Google Gemini hybrid reasoning
Skip the “5 drops of water” bit, Google just shared production per-prompt telemetry for Gemini and claims 33x energy and 44x carbon cuts in 12 months. Sounds like a full stack push and a new knob I like: hybrid reasoning. 🌳👇
The meter covers active TPU power, host CPU and DRAM, idle capacity, and data center overhead via PUE. Median lands near 0.24 Wh per text prompt, about 0.26 mL water, and roughly 0.03 gCO2e. It leaves out user devices, external networking, storage, training, and non-text modes, the latter of which presumably use a lot of energy.
Where the gains come from: MoE routing and hybrid reasoning with a toggle for “thinking”, AQT quantization, speculative decoding, distilling into Flash and Flash Lite, bigger batches without breaking latency SLOs, plus better PUE on Ironwood TPUs. This feels like the first production-grade way to turn tokens into joules, then dollars, then environmental cost. I probably didn’t know it but I possibly wanted this framing for a while.
Let’s keep our founder hat on: Reporting a median hides heavy tails when prompts are long or the model reasons a lot. Carbon is market-based and not location-based. Water skips indirect cooling at power plants. And this is text only. Images, video, tools, and explicit thinking budgets can blow up compute.

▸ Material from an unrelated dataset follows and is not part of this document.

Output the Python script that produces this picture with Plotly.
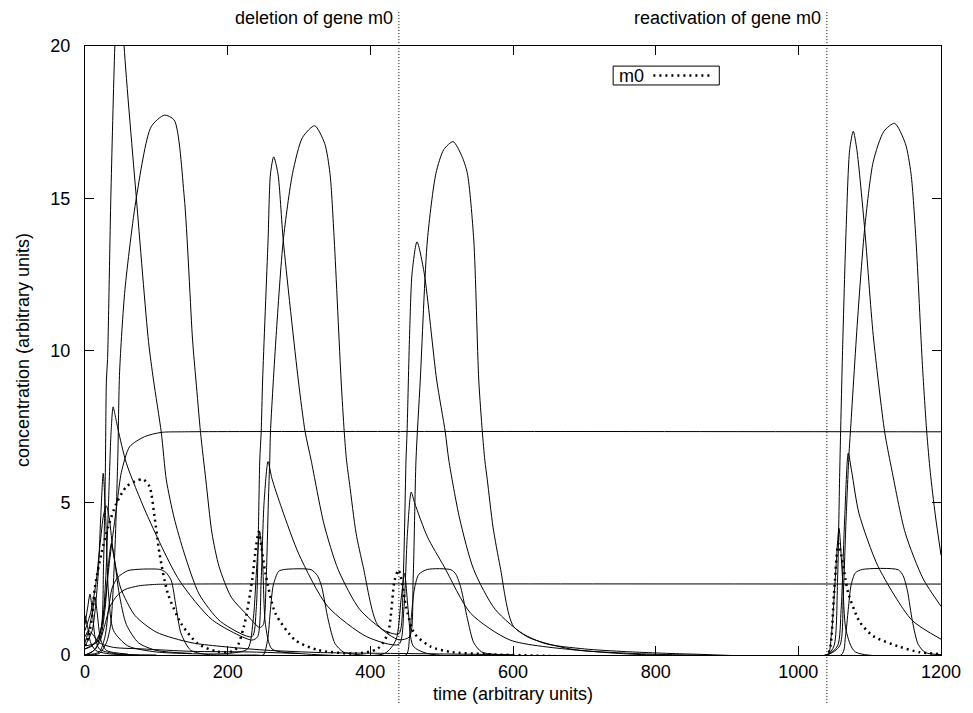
import plotly.graph_objects as go

# ---------------- data ----------------
# narrow spike species
spike_t = [0, 10, 22, 26, 28.5, 30, 31.6, 36.2, 41.8, 48, 54.8, 72, 89, 96, 107, 114, 125, 139, 160, 190, 234,
           240, 243, 245, 247, 249, 256.6, 260, 264.5, 270.5, 278, 299, 308.6, 317, 335, 355, 385, 420, 440,
           446, 450, 451.5, 455, 458.5, 465.4, 475.6, 493, 505, 510, 525, 545, 575, 620, 680, 750, 800, 1040,
           1050, 1055, 1058, 1062, 1067, 1072, 1077, 1082, 1093, 1105, 1121, 1130, 1150, 1175, 1200]
spike_v = [0.2, 0.3, 0.8, 3.0, 6.0, 9.03, 9.7, 15, 20, 23.5, 20, 15, 10.3, 9.03, 7.3, 5.75, 4.5, 3.35, 2.0, 1.1, 0.6,
           1.5, 4.0, 6.4, 7.33, 9.03, 13.6, 15.8, 16.36, 15.8, 13.6, 9.03, 7.33, 6.4, 4.3, 2.8, 1.5, 0.8, 0.7,
           2.5, 6.4, 7.33, 10.5, 12.53, 13.57, 12.53, 9.03, 7.33, 6.4, 4.5, 2.8, 1.5, 0.6, 0.2, 0.05, 0.0, 0.0,
           0.3, 2.5, 6.0, 10.0, 14.0, 16.6, 17.2, 16.6, 14.0, 10.5, 7.33, 6.2, 4.0, 2.5, 1.6]

# broad peak species
broad_t = [0, 20, 30, 36, 42, 46, 48.5, 56, 72, 92.8, 111.4, 125, 139.2, 150.8, 155.5, 162, 169.4, 178, 188, 205, 225, 245,
           250, 254, 257, 259, 260, 268, 278, 291, 305, 322, 336, 343.4, 349.4, 359, 363.4, 366.6, 371, 380, 390, 410, 440,
           455, 460, 464, 470, 480, 492, 503, 516, 528, 536, 545, 552, 557, 560.5, 564, 572, 582, 601, 643, 700, 759, 850,
           1040, 1058, 1063, 1067, 1071, 1073, 1083, 1093, 1105, 1120, 1135, 1150, 1158, 1165, 1174, 1180, 1185, 1192, 1200]
broad_v = [0, 0.05, 0.4, 1.0, 3.5, 6.5, 9.3, 12.0, 15.02, 17.35, 17.73, 17.57, 15.02, 10.34, 9.03, 7.3, 5.75, 4.0, 2.9, 1.9, 1.37, 0.9,
           1.0, 2.5, 5.0, 6.4, 7.33, 10.5, 13.63, 15.82, 17.0, 17.38, 16.8, 15.82, 13.63, 9.03, 7.33, 6.4, 5.6, 4.0, 2.9, 1.0, 0.5,
           0.6, 2.5, 6.4, 9.03, 13.63, 15.82, 16.6, 16.86, 16.4, 15.82, 13.63, 9.03, 7.33, 6.4, 5.75, 4.2, 2.9, 0.93, 0.39, 0.2, 0.11, 0.03,
           0.0, 0.3, 2.0, 4.5, 6.6, 7.33, 11.0, 14.0, 16.2, 17.2, 17.46, 16.8, 15.8, 13.6, 9.5, 7.33, 6.0, 4.6, 3.28]

# medium peak species with long decay
medium_t = [0, 15, 24, 29, 33, 36.5, 39.4, 42, 46.4, 58, 86, 132, 178.6, 234,
            242, 247, 251, 256.6, 262, 276, 300, 340, 395, 440,
            447, 452, 457.3, 462, 480, 503.5, 540.6, 596, 689, 780, 850,
            1040, 1055, 1060, 1065, 1070, 1075, 1085, 1112, 1159, 1200]
medium_v = [0.3, 0.4, 1.0, 2.5, 5.0, 7.3, 8.15, 7.9, 7.4, 6.3, 4.65, 2.46, 1.15, 0.49,
            0.6, 2.5, 5.0, 6.35, 5.8, 4.8, 3.3, 1.6, 0.6, 0.35,
            1.5, 4.0, 5.35, 5.0, 3.88, 2.9, 1.37, 0.49, 0.16, 0.04, 0.0,
            0.0, 0.3, 1.5, 4.5, 6.63, 6.0, 4.65, 2.9, 1.15, 0.52]

# plateau species
plateau_t = [0, 20, 28, 33, 38, 46, 60, 80, 105, 113, 120.7, 127.6, 134.6, 148, 170, 240,
             250, 256, 260, 264, 271.5, 280, 317, 326, 331.8, 341, 350.4, 362, 380,
             450, 455, 458, 462, 468, 480, 513, 520, 527, 536, 545, 556, 575,
             1060, 1066, 1070, 1074, 1080, 1090, 1140, 1147, 1153, 1160, 1168, 1178, 1200]
plateau_v = [0, 0.1, 0.6, 1.5, 2.2, 2.55, 2.77, 2.82, 2.81, 2.72, 2.46, 1.59, 0.71, 0.16, 0.02, 0.0,
             0.0, 0.5, 1.5, 2.3, 2.75, 2.81, 2.8, 2.6, 2.24, 1.15, 0.38, 0.1, 0.02,
             0.0, 0.6, 1.4, 2.2, 2.65, 2.81, 2.8, 2.65, 2.2, 1.2, 0.4, 0.1, 0.02,
             0.0, 0.6, 1.5, 2.3, 2.7, 2.81, 2.8, 2.6, 2.1, 1.1, 0.35, 0.08, 0.01]

# gene m0 (dotted)
m0_t = [0, 5, 10, 14, 23, 32.5, 44, 58, 70, 81.2, 90.5, 97.5, 104.4, 116, 134.6, 157.8, 185.6, 210,
        222.7, 234.3, 240, 243.6, 247, 253, 266.9, 294.7, 327, 380,
        410, 424.6, 434, 439.5, 445, 450, 461.8, 485, 513, 560, 600,
        1040, 1045, 1050, 1056, 1060, 1066, 1070, 1086, 1105, 1142, 1170, 1200]
m0_v = [0.3, 0.6, 1.3, 2.24, 3.34, 4.21, 4.98, 5.53, 5.7, 5.77, 5.53, 4.54, 3.34, 2.03, 1.04, 0.38, 0.11, 0.15,
        0.93, 2.46, 3.6, 4.05, 3.6, 2.68, 1.37, 0.49, 0.16, 0.05,
        0.2, 0.71, 2.46, 2.79, 2.3, 1.59, 0.71, 0.27, 0.1, 0.03, 0.0,
        0.0, 0.3, 2.0, 3.65, 3.3, 2.5, 2.03, 1.09, 0.62, 0.27, 0.09, 0.03]

# saturating species (upper flat level)
high_t = [0, 15, 25, 35, 45, 51, 62.6, 83.5, 106.7, 140, 1200]
high_v = [0, 0.2, 1.2, 3.2, 5.0, 6.0, 6.84, 7.17, 7.31, 7.33, 7.33]

# saturating species (lower flat level)
low_t = [0, 10, 20, 28, 35, 45, 56, 75, 100, 130, 1200]
low_v = [0, 0.1, 0.4, 1.0, 1.59, 1.95, 2.15, 2.27, 2.32, 2.33, 2.33]

# small fast peaks at each burst
small_t = [0, 10, 18, 22, 25.5, 29, 33, 40, 60, 100, 200,
           228, 236, 241, 245, 249, 253, 262, 300, 420,
           436, 443, 448, 453, 460, 480, 1040,
           1046, 1051, 1057, 1062, 1067, 1080, 1200]
small_v = [0.3, 0.8, 2.5, 4.5, 5.97, 4.5, 2.0, 0.8, 0.3, 0.1, 0.05,
           0.2, 1.2, 3.0, 4.05, 3.0, 1.0, 0.2, 0.05, 0.05,
           0.5, 1.8, 2.68, 1.5, 0.3, 0.05, 0.0,
           0.6, 2.2, 4.16, 2.5, 0.8, 0.1, 0.0]

# other early transients
r_t = [0, 8, 15, 21, 26, 30, 34, 40, 50, 70, 100, 150, 230, 260, 330, 440, 600]
r_v = [0.8, 1.4, 2.3, 3.6, 4.6, 4.9, 4.5, 3.3, 2.2, 1.3, 0.75, 0.4, 0.2, 0.15, 0.08, 0.05, 0.01]

u_t = [0, 20, 28, 33, 37, 41, 48, 58, 75, 100, 150]
u_v = [0.2, 0.5, 1.5, 3.0, 3.67, 3.2, 2.0, 1.0, 0.4, 0.15, 0.05]

t1_t = [0, 4, 7, 10, 14, 20, 40, 100]
t1_v = [1.0, 1.6, 2.0, 1.5, 0.6, 0.2, 0.05, 0.0]

t2_t = [0, 6, 11, 14, 17, 22, 30, 60]
t2_v = [0.4, 0.9, 1.5, 1.9, 1.4, 0.5, 0.15, 0.03]

t3_t = [0, 3, 8, 15, 30, 60]
t3_v = [1.3, 1.0, 0.4, 0.15, 0.05, 0.0]

t4_t = [0, 5, 10, 20, 40, 80, 150, 230, 300]
t4_v = [0.6, 0.8, 0.7, 0.4, 0.25, 0.2, 0.12, 0.1, 0.05]

events_t = [440, 1040]
events_label = ["deletion of gene m0", "reactivation of gene m0"]

x_ticks = [0, 200, 400, 600, 800, 1000, 1200]
y_ticks = [0, 5, 10, 15, 20]

# ---------------- figure ----------------
FONT = "Liberation Sans, Arial, Helvetica, sans-serif"
FS = 18
fig = go.Figure()

solid = [(spike_t, spike_v), (broad_t, broad_v), (medium_t, medium_v), (plateau_t, plateau_v),
         (high_t, high_v), (low_t, low_v), (small_t, small_v), (r_t, r_v), (u_t, u_v),
         (t1_t, t1_v), (t2_t, t2_v), (t3_t, t3_v), (t4_t, t4_v)]
for tt, vv in solid:
    fig.add_trace(go.Scatter(x=tt, y=vv, mode="lines", showlegend=False,
                             line=dict(color="black", width=1, shape="spline", smoothing=0.7),
                             hoverinfo="skip"))

fig.add_trace(go.Scatter(x=m0_t, y=m0_v, mode="lines", name="m0", showlegend=False,
                         line=dict(color="black", width=2.5, dash="2px,4px", shape="spline", smoothing=0.7)))

# event lines and labels
for et, lab in zip(events_t, events_label):
    fig.add_shape(type="line", xref="x", yref="paper", x0=et, x1=et, y0=-0.079, y1=1.058,
                  line=dict(color="black", width=1, dash="1px,2px"), layer="above")
    fig.add_annotation(x=et, xref="x", y=1.046, yref="paper", text=lab, showarrow=False,
                       xanchor="right", yanchor="middle", xshift=-4,
                       font=dict(family=FONT, size=FS, color="black"))

# legend box (gnuplot style: text left, sample right)
fig.add_shape(type="rect", xref="paper", yref="paper", x0=0.617, x1=0.741, y0=0.936, y1=0.967,
              line=dict(color="black", width=1), fillcolor="white", layer="above")
fig.add_annotation(x=0.621, y=0.9515, xref="paper", yref="paper", text="m0", showarrow=False,
                   xanchor="left", yanchor="middle", font=dict(family=FONT, size=FS, color="black"))
fig.add_shape(type="line", xref="paper", yref="paper", x0=0.664, x1=0.733, y0=0.9515, y1=0.9515,
              line=dict(color="black", width=2.5, dash="2px,4px"), layer="above")

# axis titles
fig.add_annotation(x=0.5, y=-0.064, xref="paper", yref="paper", text="time (arbitrary units)",
                   showarrow=False, xanchor="center", yanchor="middle",
                   font=dict(family=FONT, size=FS, color="black"))
fig.add_annotation(x=-0.073, y=0.5, xref="paper", yref="paper", text="concentration (arbitrary units)",
                   showarrow=False, textangle=-90, xanchor="center", yanchor="middle",
                   font=dict(family=FONT, size=FS, color="black"))

# page body has an 8px margin: figure is sized so the plot area lands at x 85..947, y 46..655
fig.update_layout(
    width=965, height=697,
    margin=dict(l=77, r=26, t=38, b=50),
    paper_bgcolor="white", plot_bgcolor="white",
    font=dict(family=FONT, size=FS, color="black"),
    showlegend=False,
    xaxis=dict(range=[0, 1200], tickvals=x_ticks, ticks="inside", ticklen=9, tickcolor="black",
               showline=True, linecolor="black", linewidth=1, mirror="ticks",
               showgrid=False, zeroline=False, ticklabelstandoff=0,
               tickfont=dict(family=FONT, size=FS, color="black")),
    yaxis=dict(range=[0, 20], tickvals=y_ticks, ticks="inside", ticklen=9, tickcolor="black",
               showline=True, linecolor="black", linewidth=1, mirror="ticks",
               showgrid=False, zeroline=False, ticklabelstandoff=10,
               tickfont=dict(family=FONT, size=FS, color="black")),
)

fig.write_html("out.html")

Still, counting idling and overhead beats most back of envelope takes. My read is the 33x and 44x deltas mix serving wins like routing, quantization, and scheduling with a cleaner grid in the same period. That matters, though it isn’t pure intrinsic model efficiency.
Bigger picture for me: Hybrid reasoning turns intelligence into something you can schedule. Gate long chains of thought and route most traffic to distilled or cascaded experts. You drop average joules per answer and keep headroom for the hard stuff.
I expect APIs to expose quality, latency, and energy budgets as first class knobs. Infra teams can co schedule reasoning spikes in low carbon regions or hours. Sustainability reports move to location based CO2 and fuller water scopes. Also, watch the Jevons curve. Per prompt kWh can crash while total MWh climbs as usage spreads across Search, Workspace, and phones.
Open questions I’m tracking:
- What does the full distribution look like, not just the median, especially with reasoning and RAG chains?
- Can we agree on boundaries and third party audits so cross vendor numbers match, including location based CO2 and indirect water?
- How do we bake energy and CO2 into decoding and routing without hurting quality?
Publishing concrete per prompt footprints is the right move. Now let’s push for transparent scopes, standard methods, and energy aware model and serving design so these gains stick at scale.